The source told The New Arab's Arabic sister service, Al-Araby Al-Jadeed that locals found the two hanged bodies in different locations, and that they had been strung up during the night.
Mujib explained a note was left with the corpses, claiming that the two had been punished for their membership of IS.
The dead have not yet been identified.
The discovery of the bodies followed the killing of civic activist Abdul Rahman Moaven by unknown gunmen on Tuesday.
Moaven died immediately after attackers fired rounds into his car, tribal sources told Al-Araby Al-Jadeed.
The city has faced a recent spate of attacks of late, largely claimed by IS.

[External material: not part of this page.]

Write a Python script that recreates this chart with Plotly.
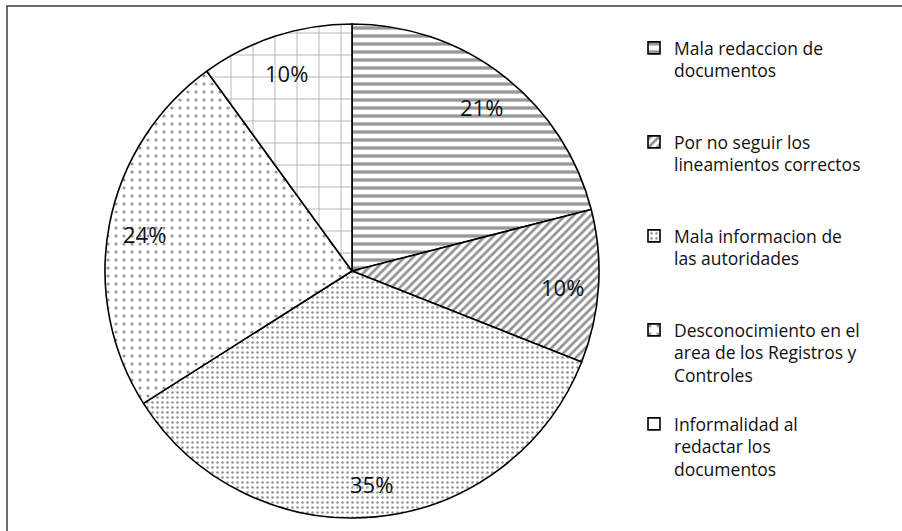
import math
import plotly.graph_objects as go

# Causes and their share of the total (percent)
categorias = [
    "Mala redaccion de<br>documentos",
    "Por no seguir los<br>lineamientos correctos",
    "Mala informacion de<br>las autoridades",
    "Desconocimiento en el<br>area de los Registros y<br>Controles",
    "Informalidad al<br>redactar los<br>documentos",
]
porcentajes = [21, 10, 35, 24, 10]

# Fill patterns per slice (black on white)
patron_forma = ["-", "/", ".", ".", "+"]
patron_tamano = [8, 6, 5, 8, 22]
patron_solidez = [0.42, 0.45, 0.2, 0.12, 0.07]
patron_color = ["#333333", "#262626", "#222222", "#262626", "#4a4a4a"]

W, H = 902, 531
CX, CY, R = 352, 271, 247  # pie centre and radius in pixels
FONT = "Open Sans"

# pad every legend entry to the same number of lines so entries are evenly spaced
def lineas(s):
    return s.count("<br>") + 1

etiquetas = [c + "<br> " * (4 - lineas(c)) for c in categorias]

fig = go.Figure()
fig.add_trace(go.Pie(
    labels=etiquetas,
    values=porcentajes,
    sort=False,
    direction="clockwise",
    rotation=0,
    textinfo="none",
    hoverinfo="label+percent",
    domain=dict(x=[(CX - R) / W, (CX + R) / W], y=[1 - (CY + R) / H, 1 - (CY - R) / H]),
    marker=dict(
        colors=["white"] * len(porcentajes),
        line=dict(color="black", width=1.6),
        pattern=dict(
            shape=patron_forma,
            size=patron_tamano,
            solidity=patron_solidez,
            fgcolor=patron_color,
            bgcolor="white",
            fillmode="overlay",
        ),
    ),
))

# percentage labels placed towards the outer edge of each slice
total = sum(porcentajes)
acum = 0
anotaciones = []
for v in porcentajes:
    theta = math.radians(360 * (acum + v / 2) / total)
    acum += v
    px = CX + 0.855 * R * math.sin(theta)
    py = CY - 0.855 * R * math.cos(theta) + 3
    anotaciones.append(dict(
        x=px / W, y=1 - py / H, xref="paper", yref="paper",
        text=f"{round(100 * v / total)}%", showarrow=False,
        font=dict(family=FONT, size=22, color="#111"),
        xanchor="center", yanchor="middle",
    ))

fig.update_layout(
    width=W, height=H,
    margin=dict(l=0, r=0, t=0, b=0),
    paper_bgcolor="white",
    plot_bgcolor="white",
    font=dict(family=FONT, color="#111"),
    showlegend=True,
    legend=dict(
        x=634 / W, xanchor="left",
        y=1 - 30 / H, yanchor="top",
        font=dict(family=FONT, size=17.5, color="#111"),
        valign="top",
        bgcolor="rgba(0,0,0,0)",
        traceorder="normal",
    ),
    annotations=anotaciones,
    shapes=[dict(
        type="rect", xref="paper", yref="paper",
        x0=7 / W, x1=1.05, y0=-0.05, y1=1 - 6 / H,
        line=dict(color="#3c3c3c", width=1.5),
        fillcolor="rgba(0,0,0,0)", layer="below",
    )],
)

fig.write_html("out.html")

Also in eastern Afghanistan, a pro-Taliban religious scholar was severely injured after an attack in Kandahar, a bastion of the Taliban.
Mawlawi Noor Agha Naqshbandi was stabbed by unidentified assailants, who were able to escape the scene. The Taliban took the scholar to hospital.
Al-Araby Al-Jadeed reported on Wednesday that the Taliban had yet to issue any response on what happened to Naqshbandi, who is a supporter of the hardline group.
The Taliban seized power in Afghanistan in August, ousting the internationally recognised government and prompting an exodus of citizens frightened of a return to the group's extreme rule in the 1990s.